I'm back from session. I'm not even sure what to say. It was hard.
I know I had the past and now all mixed up in my head. I know that I had little me and big me all confused. I know that part of me was in the office and part of me was somewhere else, far away, where I was hurt. I know that it was hard to stay present.
I know that it felt like something really safe was gone. I know that I felt like my little self asked to have her needs met in the past and that it turned out yucky, and that becoming brave enough again to ask to have my needs met now felt too scary and too yucky and too ick.
I know that at one point, I said "I wish it could just be us like it was before" and T said "It CAN. It's just you and me. We can decide right now to change it.". And it felt true, but not true at the same time.
I know I hid a lot.
I know that at the end, I really really wanted to not have another week like this one.
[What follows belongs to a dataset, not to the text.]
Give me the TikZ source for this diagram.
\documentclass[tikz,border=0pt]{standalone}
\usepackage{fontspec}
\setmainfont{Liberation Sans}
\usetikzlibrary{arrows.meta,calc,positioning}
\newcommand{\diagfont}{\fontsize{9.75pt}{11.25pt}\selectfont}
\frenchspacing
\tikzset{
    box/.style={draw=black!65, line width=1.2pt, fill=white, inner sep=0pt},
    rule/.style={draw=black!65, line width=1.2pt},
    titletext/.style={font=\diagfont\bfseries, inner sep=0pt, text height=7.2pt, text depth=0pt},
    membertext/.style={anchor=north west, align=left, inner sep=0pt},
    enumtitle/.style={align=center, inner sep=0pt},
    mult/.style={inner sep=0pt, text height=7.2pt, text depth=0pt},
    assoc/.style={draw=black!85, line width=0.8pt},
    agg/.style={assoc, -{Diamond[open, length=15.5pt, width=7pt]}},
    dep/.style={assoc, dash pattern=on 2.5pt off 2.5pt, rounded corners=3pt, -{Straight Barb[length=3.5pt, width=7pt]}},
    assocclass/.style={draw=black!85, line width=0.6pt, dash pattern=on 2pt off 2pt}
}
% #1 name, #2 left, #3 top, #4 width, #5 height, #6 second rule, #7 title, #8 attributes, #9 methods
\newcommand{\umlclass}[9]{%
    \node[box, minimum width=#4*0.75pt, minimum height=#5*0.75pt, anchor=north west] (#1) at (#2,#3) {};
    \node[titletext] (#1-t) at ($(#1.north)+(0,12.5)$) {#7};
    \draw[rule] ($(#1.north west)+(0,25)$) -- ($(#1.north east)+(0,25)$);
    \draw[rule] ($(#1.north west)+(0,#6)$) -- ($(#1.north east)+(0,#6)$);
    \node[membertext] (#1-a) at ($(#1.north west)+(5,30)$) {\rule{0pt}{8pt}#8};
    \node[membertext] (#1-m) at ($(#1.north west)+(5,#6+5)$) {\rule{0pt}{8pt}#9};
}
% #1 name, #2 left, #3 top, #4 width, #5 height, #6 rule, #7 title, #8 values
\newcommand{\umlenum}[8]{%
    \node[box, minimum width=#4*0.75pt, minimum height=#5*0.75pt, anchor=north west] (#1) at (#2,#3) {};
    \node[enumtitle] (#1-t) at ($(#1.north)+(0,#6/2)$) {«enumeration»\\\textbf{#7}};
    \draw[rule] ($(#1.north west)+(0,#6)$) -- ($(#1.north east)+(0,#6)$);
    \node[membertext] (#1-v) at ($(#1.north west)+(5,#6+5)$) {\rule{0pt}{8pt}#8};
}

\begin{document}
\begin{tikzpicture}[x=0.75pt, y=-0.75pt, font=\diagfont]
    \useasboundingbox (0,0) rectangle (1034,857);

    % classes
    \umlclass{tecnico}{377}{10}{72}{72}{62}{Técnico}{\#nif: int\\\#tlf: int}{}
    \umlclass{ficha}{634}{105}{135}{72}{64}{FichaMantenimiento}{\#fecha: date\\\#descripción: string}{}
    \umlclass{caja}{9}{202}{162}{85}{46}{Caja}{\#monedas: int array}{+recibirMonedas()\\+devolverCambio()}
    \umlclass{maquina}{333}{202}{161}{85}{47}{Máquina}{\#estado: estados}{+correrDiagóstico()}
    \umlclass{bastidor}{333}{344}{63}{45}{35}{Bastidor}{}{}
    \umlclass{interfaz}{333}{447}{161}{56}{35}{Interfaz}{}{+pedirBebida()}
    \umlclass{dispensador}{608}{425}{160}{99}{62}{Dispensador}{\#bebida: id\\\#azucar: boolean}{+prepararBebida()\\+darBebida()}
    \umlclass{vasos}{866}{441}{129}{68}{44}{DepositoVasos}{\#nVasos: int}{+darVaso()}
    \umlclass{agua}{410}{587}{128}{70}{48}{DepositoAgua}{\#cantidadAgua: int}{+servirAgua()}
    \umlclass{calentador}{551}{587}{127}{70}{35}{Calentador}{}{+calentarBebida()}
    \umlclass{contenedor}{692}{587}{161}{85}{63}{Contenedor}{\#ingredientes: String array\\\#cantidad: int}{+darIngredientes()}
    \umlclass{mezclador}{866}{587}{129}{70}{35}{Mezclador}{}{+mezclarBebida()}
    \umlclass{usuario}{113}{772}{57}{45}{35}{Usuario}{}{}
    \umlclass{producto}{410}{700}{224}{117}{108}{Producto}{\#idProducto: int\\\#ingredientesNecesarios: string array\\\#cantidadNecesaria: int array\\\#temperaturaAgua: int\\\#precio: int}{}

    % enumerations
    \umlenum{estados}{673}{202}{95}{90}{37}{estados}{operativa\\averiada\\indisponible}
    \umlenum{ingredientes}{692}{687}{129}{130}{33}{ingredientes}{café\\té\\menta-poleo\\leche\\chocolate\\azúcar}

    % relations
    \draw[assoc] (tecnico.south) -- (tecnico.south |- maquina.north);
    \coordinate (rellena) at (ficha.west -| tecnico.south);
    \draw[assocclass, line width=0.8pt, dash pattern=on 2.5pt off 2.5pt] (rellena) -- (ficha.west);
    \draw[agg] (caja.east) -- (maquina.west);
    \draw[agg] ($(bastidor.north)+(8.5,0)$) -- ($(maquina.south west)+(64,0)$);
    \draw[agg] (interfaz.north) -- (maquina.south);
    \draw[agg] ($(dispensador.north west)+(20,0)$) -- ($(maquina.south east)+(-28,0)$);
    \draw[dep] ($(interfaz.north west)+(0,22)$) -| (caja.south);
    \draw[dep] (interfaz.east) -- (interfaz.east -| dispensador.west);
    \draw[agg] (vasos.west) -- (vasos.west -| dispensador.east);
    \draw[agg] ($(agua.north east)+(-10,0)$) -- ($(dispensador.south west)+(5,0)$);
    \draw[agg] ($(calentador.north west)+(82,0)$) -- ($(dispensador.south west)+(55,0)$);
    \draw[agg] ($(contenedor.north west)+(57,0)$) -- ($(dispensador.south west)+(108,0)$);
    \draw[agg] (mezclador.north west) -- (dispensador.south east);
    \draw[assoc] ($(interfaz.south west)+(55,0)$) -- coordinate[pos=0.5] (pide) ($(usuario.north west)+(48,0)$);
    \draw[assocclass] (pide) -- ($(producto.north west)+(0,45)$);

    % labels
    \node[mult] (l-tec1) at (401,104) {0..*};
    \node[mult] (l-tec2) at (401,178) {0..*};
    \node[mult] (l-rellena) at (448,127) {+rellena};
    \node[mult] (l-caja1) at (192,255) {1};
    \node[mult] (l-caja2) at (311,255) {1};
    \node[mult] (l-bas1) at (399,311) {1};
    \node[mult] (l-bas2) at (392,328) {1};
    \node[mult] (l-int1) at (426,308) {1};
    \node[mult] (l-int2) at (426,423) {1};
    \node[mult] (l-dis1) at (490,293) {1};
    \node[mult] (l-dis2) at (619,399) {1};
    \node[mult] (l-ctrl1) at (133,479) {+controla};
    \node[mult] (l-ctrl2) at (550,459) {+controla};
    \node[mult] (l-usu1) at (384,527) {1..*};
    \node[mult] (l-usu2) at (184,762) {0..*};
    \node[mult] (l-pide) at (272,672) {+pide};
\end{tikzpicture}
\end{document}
I told T that I wished I could be brave enough to figure out what I need and ask for it.
I did finally ask him if he wanted to touch fingers. He asked if he could move his chair closer, so he did and we reached out and touched fingers. I asked if it was okay, if it was safe, if he was still him and I was still me, if he knew that I just wanted to be safe and connected. He asked, how about two fingers? So we touched two. And he asked, how about three? So we touched three. I breathed and tried to believe it was okay, and it WOULD be okay.
T told me that his love for me doesn't change. That he knows we were both surprised at what happened last session, and that a deep, deep trigger had been touched. He said that we both had feelings about it. And he said that we have all of these years together, and that if ruptures happen, it doesn't take away the love and trust we've built.
I don't know how I feel. Session was so scary...my heart was pounding so hard that by the end of the 90 minutes I literally thought I was going to fall asleep every time I blinked.
I want to move through this. I want to move through what's happening with T, and with the story I can't tell. I just want it to be over.
I need hope or grace or something. I guess all I can do right now is try to stay in this moment.